1. Field of the Invention
The present invention relates to a piston for a reciprocating internal combustion engine, made of a nitride-forming base alloy and having a piston upper part, which is implemented having multiple peripheral piston ring grooves and a head land, and at least whose uppermost ring groove in proximity to the combustion chamber has hardened groove flanks protected against wear.
2. Description of the Related Art
The piston upper part, which represents the uppermost element diametrically opposite the combustion chamber and which passes through the entire combustion sequence, forms the most endangered part of a piston according to the species.
The seal against the combustion pressure acting from above on the piston upper part plays a special role here. This is produced by so-called piston rings, which are seated in the lateral part of the piston in piston ring grooves and which seal the combustion chamber toward the bottom in relation to the crankcase. A large problem in this area is the service life of the piston ring grooves. This determines the maintenance intervals and thus the operating costs and operational reliability of the entire piston very decisively.
These piston upper parts and in particular their piston ring grooves are known to be hardened to lengthen the operational lifetime, either inductively and/or by chroming. Inductive hardening results in moderate wear behavior. For example, DE 198 33 825 C1 has already disclosed a piston as described above, in particular for a large engine, in which the piston ring grooves have flanks protected against wear.
The piston upper part comprises tempered and alloyed steel here, which is hardened in the area of the upper and lower flanks of the piston ring grooves in such a way that continuous hardened zones result over the supporting area of the flank width. The hardening procedure may expediently be performed inductively, which permits the required temperature control to produce the desired microstructure conversion in a simple way.
However, this measure is no longer adequate beyond a specific level of the ignition pressure. The flank load increases disproportionately with increasing ignition pressure.
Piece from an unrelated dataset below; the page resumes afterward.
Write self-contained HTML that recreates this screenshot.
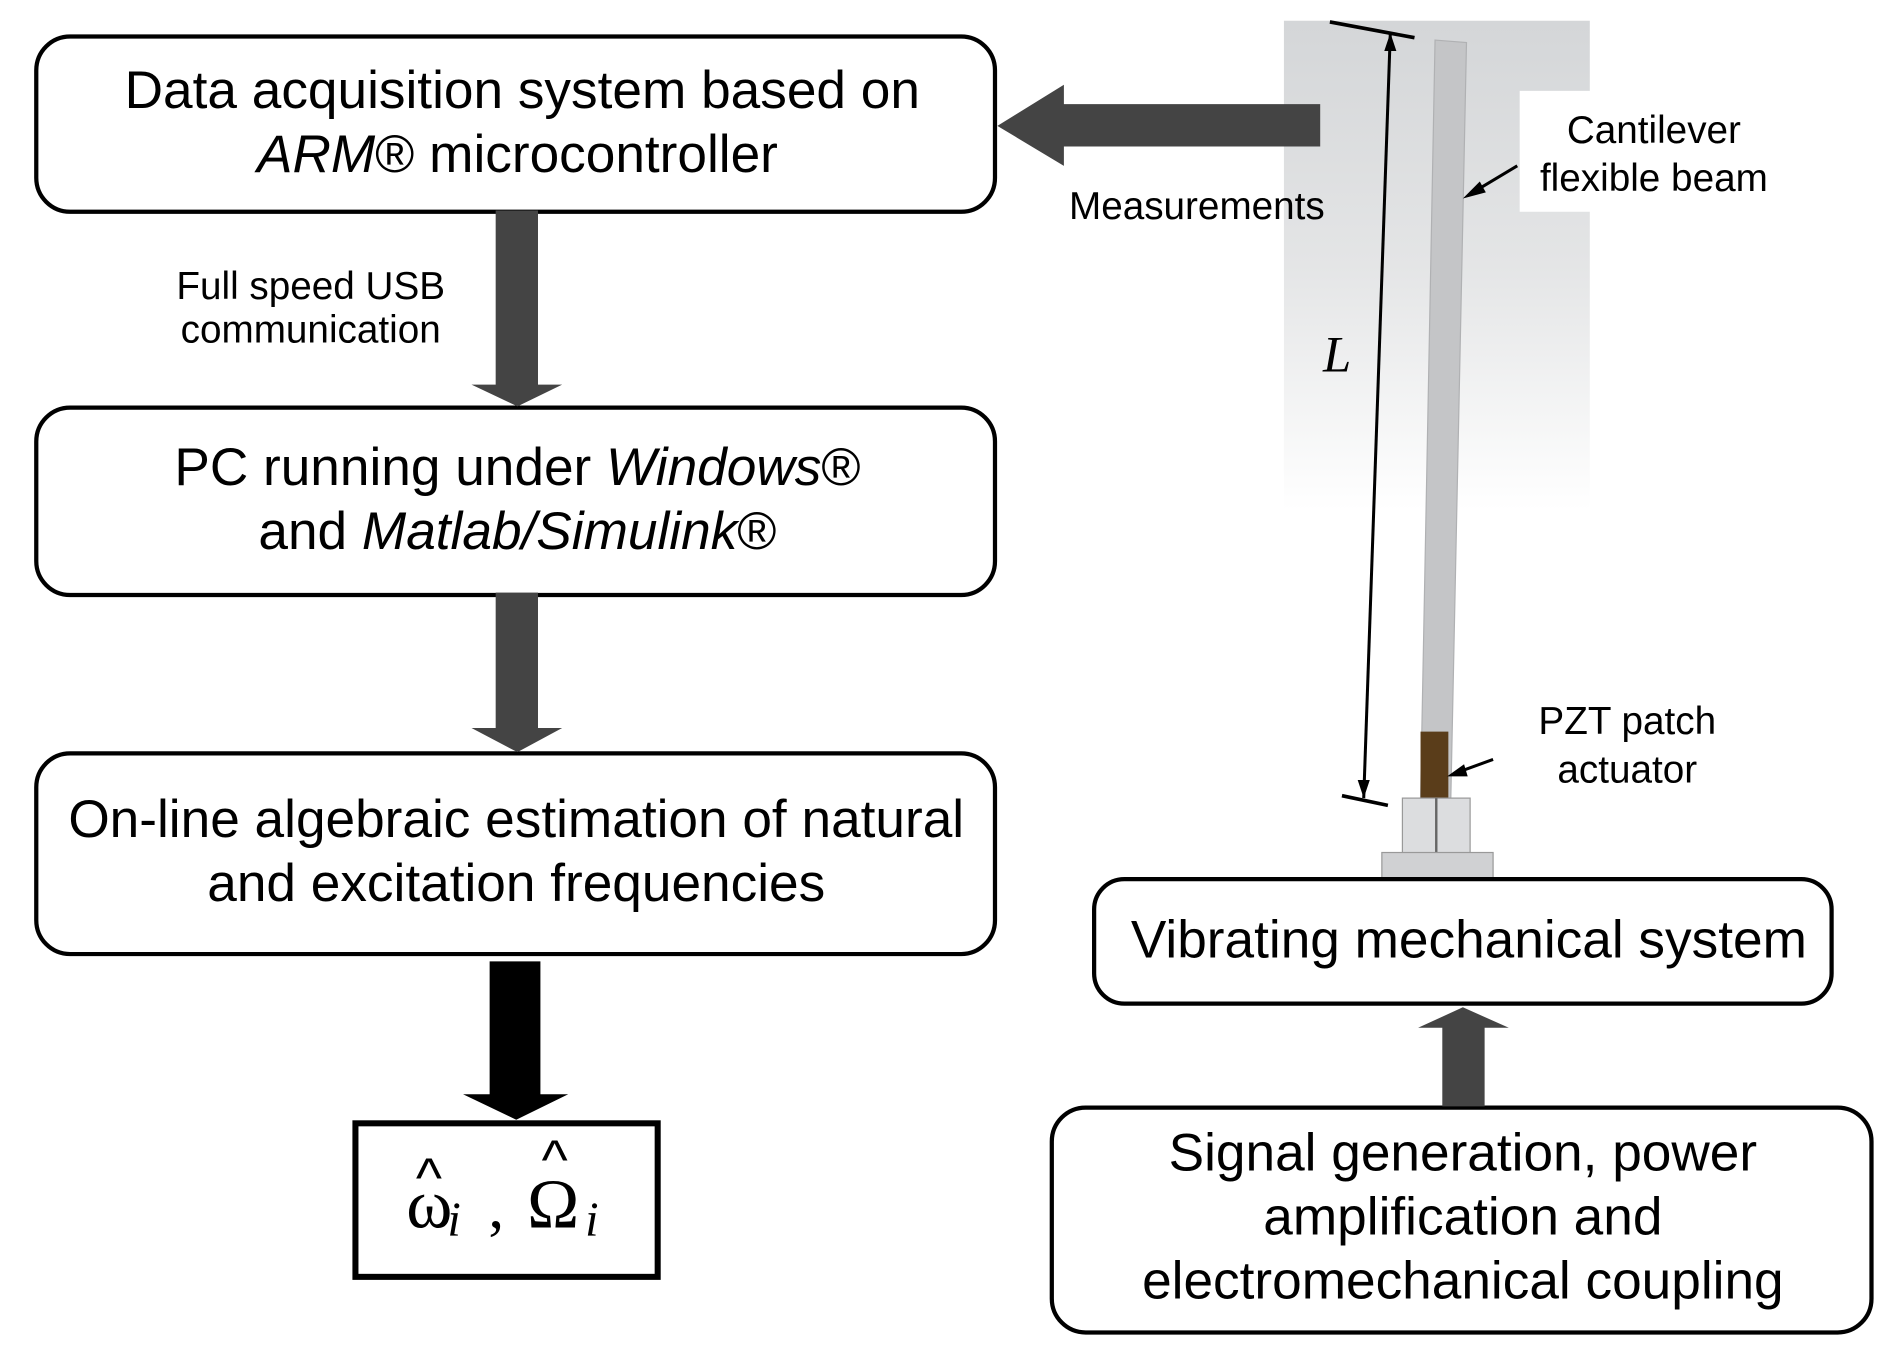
<!DOCTYPE html>
<html><head><meta charset="utf-8"><style>
html,body{margin:0;padding:0;background:#fff;width:1886px;height:1352px;overflow:hidden}
svg{display:block}
text{font-family:"Liberation Sans",Arial,sans-serif;fill:#000}
</style></head><body>
<svg width="1886" height="1352" viewBox="0 0 1560 1118" xmlns="http://www.w3.org/2000/svg">
<defs>
<linearGradient id="bg" x1="0" y1="0" x2="0" y2="1">
<stop offset="0" stop-color="#d4d6d8"/><stop offset="0.5" stop-color="#e4e5e6"/><stop offset="1" stop-color="#ffffff"/>
</linearGradient>
</defs>
<rect x="1062" y="17" width="253" height="405" fill="url(#bg)"/>
<rect x="1257" y="75" width="243" height="100" fill="#fff"/>
<polygon points="1187,33 1213,35 1200,662 1175,660" fill="#c4c5c7" stroke="#b0b1b3" stroke-width="1"/>
<rect x="1175" y="605" width="23" height="56" fill="#5a3d1a"/>
<rect x="1160" y="660" width="56" height="50" fill="#dcdddf" stroke="#999" stroke-width="1"/>
<line x1="1188" y1="660" x2="1188" y2="710" stroke="#666" stroke-width="2"/>
<rect x="1143" y="705" width="92" height="22" fill="#d0d1d3" stroke="#999" stroke-width="1"/>
<line x1="1150" y1="27" x2="1128" y2="660" stroke="#000" stroke-width="2.5"/>
<line x1="1100" y1="18" x2="1170" y2="31" stroke="#000" stroke-width="3"/>
<line x1="1110" y1="658" x2="1148" y2="666" stroke="#000" stroke-width="3"/>
<polygon points="1150,27 1145,42 1155,42" fill="#000"/>
<polygon points="1128,660 1123,645 1133,645" fill="#000"/>
<text x="1106" y="307" font-style="italic" font-size="42" text-anchor="middle" style="font-family:'Liberation Serif',serif">L</text>
<text x="1368" y="118" font-size="32" text-anchor="middle">Cantilever</text>
<text x="1368" y="158" font-size="32" text-anchor="middle">flexible beam</text>
<line x1="1255" y1="137" x2="1215" y2="161" stroke="#000" stroke-width="2.5"/>
<polygon points="1210,164 1224,150 1229,159" fill="#000"/>
<text x="1346" y="607" font-size="32" text-anchor="middle">PZT patch</text>
<text x="1346" y="647" font-size="32" text-anchor="middle">actuator</text>
<line x1="1235" y1="628" x2="1202" y2="640" stroke="#000" stroke-width="2.5"/>
<polygon points="1197,642 1211,632 1214,642" fill="#000"/>
<polygon points="1092,86 880,86 880,70 825,104 880,137 880,121 1092,121" fill="#444"/>
<text x="990" y="181" font-size="32" text-anchor="middle">Measurements</text>
<g fill="#fff" stroke="#000" stroke-width="3.5">
<rect x="30" y="30" width="793" height="145" rx="28"/>
<rect x="30" y="337" width="793" height="155" rx="28"/>
<rect x="30" y="623" width="793" height="166" rx="28"/>
<rect x="905" y="727" width="610" height="103" rx="25"/>
<rect x="870" y="916" width="678" height="186" rx="28"/>
<rect x="294" y="929" width="250" height="127" rx="0" stroke-width="5"/>
</g>
<text x="432" y="89" font-size="44" text-anchor="middle">Data acquisition system based on</text>
<text x="428" y="142" font-size="44" text-anchor="middle"><tspan font-style="italic">ARM</tspan>® microcontroller</text>
<text x="428" y="401" font-size="44" text-anchor="middle">PC running under <tspan font-style="italic">Windows</tspan>®</text>
<text x="428" y="454" font-size="44" text-anchor="middle">and <tspan font-style="italic">Matlab/Simulink</tspan>®</text>
<text x="427" y="692" font-size="44" text-anchor="middle">On-line algebraic estimation of natural</text>
<text x="427" y="745" font-size="44" text-anchor="middle">and excitation frequencies</text>
<text x="1215" y="792" font-size="44" text-anchor="middle">Vibrating mechanical system</text>
<text x="1210" y="968" font-size="44" text-anchor="middle">Signal generation, power</text>
<text x="1210" y="1021" font-size="44" text-anchor="middle">amplification and</text>
<text x="1210" y="1074" font-size="44" text-anchor="middle">electromechanical coupling</text>
<text x="257" y="247" font-size="32" text-anchor="middle">Full speed USB</text>
<text x="257" y="283" font-size="32" text-anchor="middle">communication</text>
<text x="336" y="1015" font-size="58" style="font-family:'Liberation Serif',serif">ω</text>
<text x="344" y="990" font-size="46" style="font-family:'Liberation Sans',sans-serif">^</text>
<text x="370" y="1022" font-size="40" font-style="italic" style="font-family:'Liberation Serif',serif">i</text>
<text x="404" y="1015" font-size="52" style="font-family:'Liberation Serif',serif">,</text>
<text x="436" y="1015" font-size="58" style="font-family:'Liberation Serif',serif">Ω</text>
<text x="448" y="975" font-size="46" style="font-family:'Liberation Sans',sans-serif">^</text>
<text x="484" y="1022" font-size="40" font-style="italic" style="font-family:'Liberation Serif',serif">i</text>
<polygon points="410,174 445,174 445,318 465,318 428,336 390,318 410,318" fill="#444"/>
<polygon points="410,490 445,490 445,602 465,602 428,622 390,602 410,602" fill="#444"/>
<polygon points="405,795 447,795 447,905 470,905 427,926 383,905 405,905" fill="#000"/>
<polygon points="1193,915 1228,915 1228,850 1248,850 1210,833 1173,850 1193,850" fill="#444"/>
</svg>
</body></html>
The currently desired low lubrication rates are also unfavorable in this context. Therefore, rapid wear of the hardened flanks occurs. This is true in particular for the first piston ring groove lying closest to the combustion chamber, where experience has shown the load is greatest.
On the other hand, it is also already known that the wear resistance is significantly increased in nitrated or nitro-carburized steels.
In general, plasma nitration or plasma nitro-carburization is understood as hardening of the surface layers of steels, nitrogen and/or carbon atoms diffusing in and reacting in a thin surface layer with iron to form nitrides or carbon nitrides, the bonding layer. In the adjoining diffusion layer, the nitrogen is first partially precipitated as a nitride upon cooling and then causes the hardness increase. The hardness itself is a function of the type of the nitrides. Nitration times and layers differ depending on how the nitrogen is caused to react with the steel.
In other words, there is diffusion saturation of the boundary layer of a material with nitrogen to increase hardness, wear resistance, fatigue strength, or corrosion resistance. The boundary layer comprises an external nitride and/or carbon nitride layer (bonding layer) and an adjoining layer made of mixed crystals enriched with nitrogen and precipitated nitrides (diffusion layer) after the nitration/nitro-carburization.
The nitration times may be shortened by ionization of the nitrogen by glow discharge, so-called plasma nitration (plasma nitration at 450° C. to 550° C.).
In nitro-carburization, in which the treatment agent also contains components discharging carbon in addition to nitrogen, nitro-carburization may be performed in powder, salt bath, gas, or plasma (plasma nitro-carburization at 500° C. to 590° C., preferably at approximately 520° C.).